By Deepa Seetharaman and Paul Lienert
DETROIT (Reuters) - Ford Motor Co on Tuesday predicted 2013 total operating profit would match results last year as market share gains in the United States offset deepening losses in Europe.
Ford said the sales outlook was deteriorating in Europe, and it now expects to lose $2 billion in 2013, worse than the loss of $1.75 billion in 2012.
By contrast, Ford, the No. 2 U.S. automaker, expects to earn more money in North America in 2013. The region was Ford's chief source of strength last year and helped it handily beat Wall Street estimates for the fourth quarter.
"We're likely to see, in the euro zone, a recession for the full year," Chief Financial Officer Bob Shanks told reporters after it reported quarterly results.
"Clearly we still have some difficult times in front of us (in Europe)," Shanks said. "But we do think it will probably bottom this year."
Ford reported a per-share pretax operating profit of nearly $1.7 billion, or 31 cents in the fourth quarter, better than the average analyst estimate of 25 cents per share, according to Thomson Reuters I/B/E/S. This was also higher than the $1.1 billion, or 20 cents per share, it earned a year earlier.
Ford shares dipped about 1 percent to $13.61 before the market opened.
Fourth-quarter revenue totaled $36.5 billion.
Ford earned nearly $1.9 billion in North America in the quarter, almost $1 billion better than the fourth quarter of 2011. It lost $732 million in Europe, much worse than the $190 million loss it reported a year earlier.
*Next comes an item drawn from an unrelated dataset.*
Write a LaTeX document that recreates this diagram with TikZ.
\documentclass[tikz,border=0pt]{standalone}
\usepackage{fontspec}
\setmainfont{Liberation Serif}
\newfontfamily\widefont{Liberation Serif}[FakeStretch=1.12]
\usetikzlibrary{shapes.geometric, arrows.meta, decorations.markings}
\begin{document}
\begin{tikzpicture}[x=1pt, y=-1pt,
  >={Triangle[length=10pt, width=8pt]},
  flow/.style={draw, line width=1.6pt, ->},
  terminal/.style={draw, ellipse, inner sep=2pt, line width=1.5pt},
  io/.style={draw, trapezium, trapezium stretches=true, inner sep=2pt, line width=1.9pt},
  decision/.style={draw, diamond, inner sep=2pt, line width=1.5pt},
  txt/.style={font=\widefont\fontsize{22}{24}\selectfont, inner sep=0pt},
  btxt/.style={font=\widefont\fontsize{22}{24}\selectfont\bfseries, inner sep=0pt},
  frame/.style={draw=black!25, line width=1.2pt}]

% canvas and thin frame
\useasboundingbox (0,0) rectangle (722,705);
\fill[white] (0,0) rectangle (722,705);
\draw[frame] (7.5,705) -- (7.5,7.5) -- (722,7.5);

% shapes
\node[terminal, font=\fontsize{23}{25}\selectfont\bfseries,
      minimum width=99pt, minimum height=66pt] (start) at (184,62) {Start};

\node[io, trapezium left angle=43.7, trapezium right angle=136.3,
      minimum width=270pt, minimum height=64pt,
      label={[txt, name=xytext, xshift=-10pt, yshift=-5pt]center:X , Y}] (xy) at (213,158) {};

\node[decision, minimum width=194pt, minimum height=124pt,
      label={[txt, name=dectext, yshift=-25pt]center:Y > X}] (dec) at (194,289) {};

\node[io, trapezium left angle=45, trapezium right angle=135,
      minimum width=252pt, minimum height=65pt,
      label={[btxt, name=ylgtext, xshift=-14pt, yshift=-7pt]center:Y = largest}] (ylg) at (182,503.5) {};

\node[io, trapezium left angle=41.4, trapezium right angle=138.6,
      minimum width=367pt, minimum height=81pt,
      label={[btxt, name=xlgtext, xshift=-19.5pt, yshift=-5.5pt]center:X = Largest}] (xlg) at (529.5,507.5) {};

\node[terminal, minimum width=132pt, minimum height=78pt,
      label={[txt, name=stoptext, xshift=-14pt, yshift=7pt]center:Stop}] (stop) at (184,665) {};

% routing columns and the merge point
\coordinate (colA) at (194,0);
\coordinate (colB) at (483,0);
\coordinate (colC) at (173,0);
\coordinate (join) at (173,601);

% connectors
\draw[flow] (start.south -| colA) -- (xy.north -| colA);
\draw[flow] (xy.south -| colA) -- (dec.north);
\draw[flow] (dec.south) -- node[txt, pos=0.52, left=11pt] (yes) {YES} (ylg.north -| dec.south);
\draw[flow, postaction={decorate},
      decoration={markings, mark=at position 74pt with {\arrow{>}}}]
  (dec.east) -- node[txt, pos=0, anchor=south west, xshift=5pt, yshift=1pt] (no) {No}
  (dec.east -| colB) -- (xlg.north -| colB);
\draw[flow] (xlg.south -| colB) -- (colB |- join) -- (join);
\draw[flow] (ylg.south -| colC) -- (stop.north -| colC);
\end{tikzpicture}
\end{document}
The improved North American performance reflected efforts by Alan Mulally, hired as chief executive in 2006, to steer a turnaround. Ford avoided government bailouts needed by rivals General Motors Co and Chrysler Group LLC in 2009.
Jefferies analyst Peter Nesvold estimated Ford cut capacity in North America by a little more than one-fifth from 2006 to 2009. Higher vehicle prices commanded an additional $10 billion in revenues from 2006 to 2010, Nesvold said.
The North American turnaround will serve as a blueprint for Ford's restructuring in Europe. Ford plans to close three factories and reduce capacity in Europe by 18 percent to save as much as $500 million a year.
But the region remains unpredictable, Ford said, adding that it would take more action if necessary. Ford had expected 2013 losses there to match 2012 levels.
Instead, Ford now expects to lose more than $200 million more in Europe in 2013. The estimate is also affected by a lower interest rate, which increases the automaker's pension costs, and a stronger euro.
The $2 billion loss estimate for 2013 includes about "half a billion dollars" in restructuring costs, Shanks said. "We view that as an investment in the future."
Ford expects to command a higher market share in both the United States and China this year. The company also looks to break even in Asia and South America this year.
The company spent $1.2 billion on lump-sum pension buyouts last year, but did not provide an estimate for how many salaried retirees took the offer.